Susan Sarandon Expands Ping Pong Empire to L.A.
LOS ANGELES (AP) — Ping pong is having a moment, thanks in no small part to Susan Sarandon.
The Oscar-winning actress and self-described "ping pong propagandist" envisions a nation of table-tennis players. To that end, she's the famous name behind SPiN, a series of "ping pong social clubs" that opened its latest location in Los Angeles Wednesday. There are also clubs in New York, Toronto and Milwaukee.
The newest SPiN club, a partnership between Sarandon and famed hotelier Andre Balazs, takes over the entire second floor of Balazs' trendy Standard Hotel in downtown L.A., boasting a custom-designed red table as its centerpiece. Professional instructors are available to teach the basics to those who didn't grow up with a table in their basements and to help amateurs perfect their skills.
Sarandon, 66, has been giving ping pong tables to friends and to inner-city schools since she helped open the New York club in 2009, and she talked with The Associated Press about her ping pong mission.
AP: What led you to become such a ping pong enthusiast?

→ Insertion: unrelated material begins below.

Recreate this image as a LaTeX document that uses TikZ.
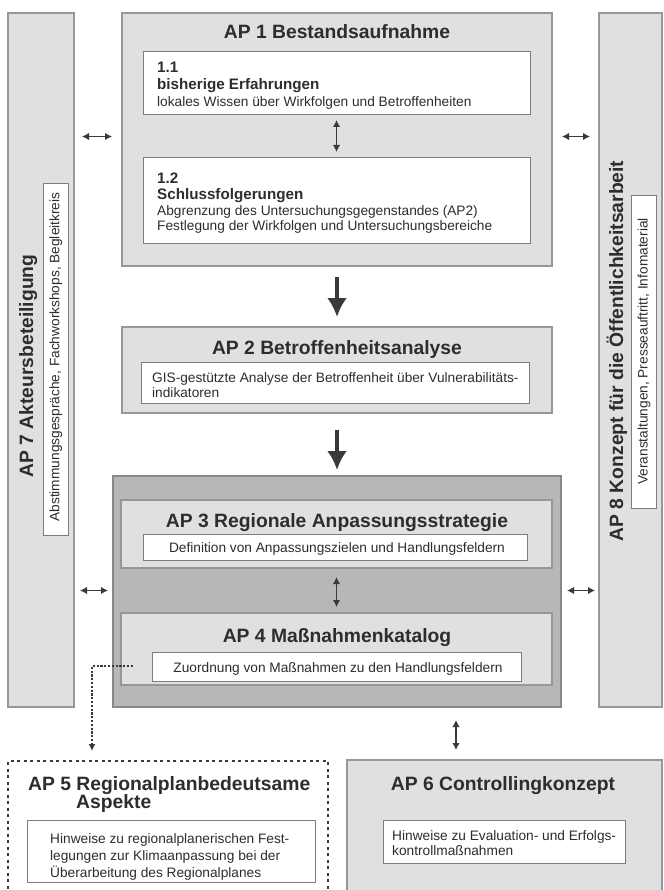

Sarandon: I am more a propagandist than a player. I love the game because it cuts across gender and age and body type, and you can play it until you die, unlike other sports that you have to abandon at a certain point. It's a great family game because little girls can beat their fathers. It's a great dating tool because, you know, rather than just sit and drink and be awkward, you can face each other and have music playing, so it's a pretty easy sell. ... The definition of the club is a community of people who get together to socialize, philosophize and exercise around this little ball. So that's what we were trying to tap into.
AP: How often do you play?
Sarandon: There was a time when I wasn't working as much. I had a foot injury but I could still stand behind the table and play, and then I was there a lot. But lately I haven't been playing that much at all, because I have been all over the place. And that's what's great about the social network — once we get clubs up everywhere, if you find yourself in another city, you can just go on the social network and find people to play. So it's a social network that actually has a brick-and-mortar component to it.
AP: How different are the clubs city to city?
Sarandon: We have certain elements that make up what we're trying to do, certain design components, but really, it's all different depending on what kind of drinks are served more often in Milwaukee as opposed to New York, or how much a table would be in those cities. We hope that people have a space that's very individual and have elements that are very special, and then you work with them to embrace those elements. The club in Dubai is going to be unlike anything we've done before. ... They're going for the most expensive table in the world, which is going to be gold plated.
AP: Are you doing a ping pong movie?
Sarandon: Isn't that hilarious? Yeah, the ping pong movie is a very indie project but it was really fun to do. It's basically, I guess you could say it's "The Karate Kid" with ping pong, and I'm Mr. Miyagi.